Can you provide a brief introduction to Duqueine and its offerings to the aerospace industry in the Auvergne-Rhône-Alpes region?

The Duqueine Group was established in 1982 and has grown to have a turnover of €85 million, with over 800 employees and locations in Auvergne-Rhône-Alpes, Nantes, Romania, and Mexico. Our specialty is in the development and production of composite parts, with approximately 80-90% of our revenue coming from the aerospace industry. Our clientele includes major players such as Airbus and Safran.

How is Duqueine incorporating Industry 4.0 into its processes?

We have been incorporating lean manufacturing techniques into our processes, but we still have much to do before fully incorporating Industry 4.0 into our production. We are committed to this goal and have employed a full-time staff member to focus solely on this area. As the composite materials market is relatively new compared to the metallic material market, there is still a gap in industrialization and automation.
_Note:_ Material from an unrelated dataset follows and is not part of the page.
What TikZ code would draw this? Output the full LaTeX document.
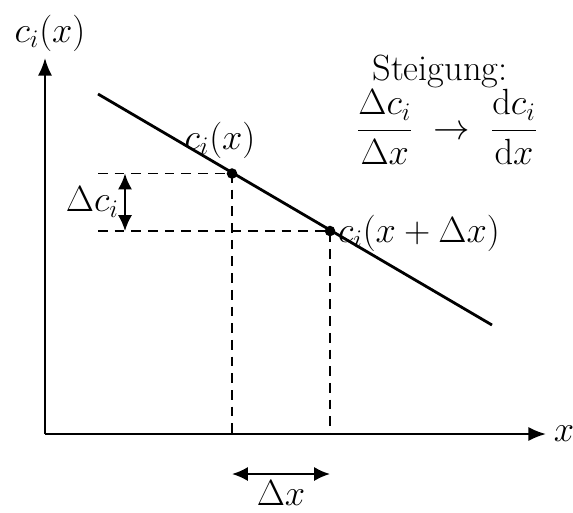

With the aerospace industry shifting towards smaller, lighter aircraft and the use of composite materials increasing, what are some composite parts that Duqueine is producing for aerospace applications?

Currently, we are focused on developing fuselage frames using composite materials. This is a significant change as fuselage frames for aircraft have been made from metal for over a century. We have been working hard to create high-quality, mechanically-resistant parts from composite materials, and have been assisting Airbus with the design changes and manufacturing logistics required for the switch from metallic materials to composites.

How does the use of composite materials compare to metal materials in terms of environmental sustainability?

Corporate social responsibility is a top priority for us, and we have a dedicated department working on our strategy. One challenge we face is that the raw materials we use cannot currently be recycled, and we are working with our suppliers to find a solution. Additionally, while composite materials are better for the environment in the short term due to their lighter weight, which results in less fuel consumption and lower CO2 emissions, there is a need to ensure that they are disposed of in an environmentally responsible and sustainable manner in the future.

What is Duqueine’s strategy for the next 3-5 years?

Our main strategy is to increase turnover by expanding and improving our product ranges. We are focused on developing more complete composite solutions to replace multiple metallic parts with a single composite part, reducing production costs and weight within the aircraft. We aim to diversify our customer base, including working with Boeing or Bombardier, while developing our relationship with Airbus. We also plan to expand our Romanian and Mexican plants to lower costs while establishing a more stable supply chain for raw materials. Finally, we are focusing on external growth and reviewing companies for potential acquisitions, including those outside of the aerospace industry such as the premium automotive market.